2

 野良猫のくせに案外行儀がいいことに、やがて気がついた。
 トイレの場所も、やってきた日にすぐに覚えた。砂を入れた箱のところで必ず済ます。爪研ぎも決まった場所でする。先住民の犬の二匹は、食い物に関してはちょっといじきたないところがあって、我々がちょっと眼を離したすきに食膳の上の食べ物を盗み食いする癖が今でも直らないが、クロは食膳の上に上がったこともない。専用の皿の上に出したもの以外は口にしない。犬どもはすぐに舌がおごってきて既成品のエサだけだと気に入らぬ顔をして、口をつけないようになってきたが、クロは与えたエサに不満そうな顔をしたことがない。
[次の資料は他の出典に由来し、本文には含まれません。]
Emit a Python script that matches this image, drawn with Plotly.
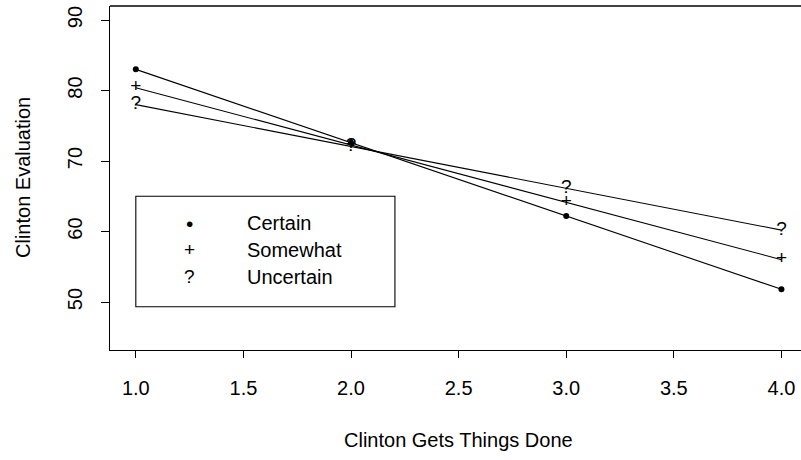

とにかく犬に比べて全然手がかからないのだった。
 最初は「アン・・・アン・・・」と、鳴き声とも何ともつかないような声しか出さなかったが、一ヶ月ぐらいすると、ごく控えめに「にゃあ」と可愛い声で鳴くようになった。その声を聞くと、不思議と、何とも言えないしみじみとしたものが、胸に湧き起こってくるようなのだ。こんなに可愛くて小さな生き物がこの世にいるのか、と思った。

 犬と猫が仲良く暮らせるのかどうか不安だったが、それも杞憂だった。
 最初、クロはクウのことが気に入ったみたいで、クウのフサフサした尻尾のあたりにうずもれて寝てたりしてた。見てるとクロは眼の前にある黒い肉団子みたいなものをペロペロ舐めている。そのうち「これ食えるのかな」みたいに軽くかじった。甘噛みであっても、金玉をかじられたクウは堪らず跳び起きて「ウウ、ウヮオ!」と唸った。それ以来クロはクウに、クウもクロに近づかなくなった。
 だけど、もう一匹の犬、ハルとは仲が良くなった。
添寝もするし、良くじゃれあう。
 人間の方も、クロの手触りのいい体を撫でたくて仕方がないのだから、ハルも撫でたいのだろう。ただし犬は手で撫でることはできないから、ペロペロと舐めまわす。
 家に来た当初、クロは舐められるがままにされていたが、だんだん自我が芽生えてきたのか、あまりしつこくされると「気安くさわんないでよ!」とばかりに相手の横っ面を張る。ハルは「いいじゃねえか、もっとさわらせろ」と彼女にのしかかろうとする。そのうち揉み合いになる。クロが逃げる。犬が入り込めないような狭い隙間に逃げ込む。ハルが追跡を諦めてつまんない顔をしてると、クロはやがて物陰から出てきてハルの尻尾をちょんちょんと叩く。「お兄ちゃん、もっと遊ぼうよ」と。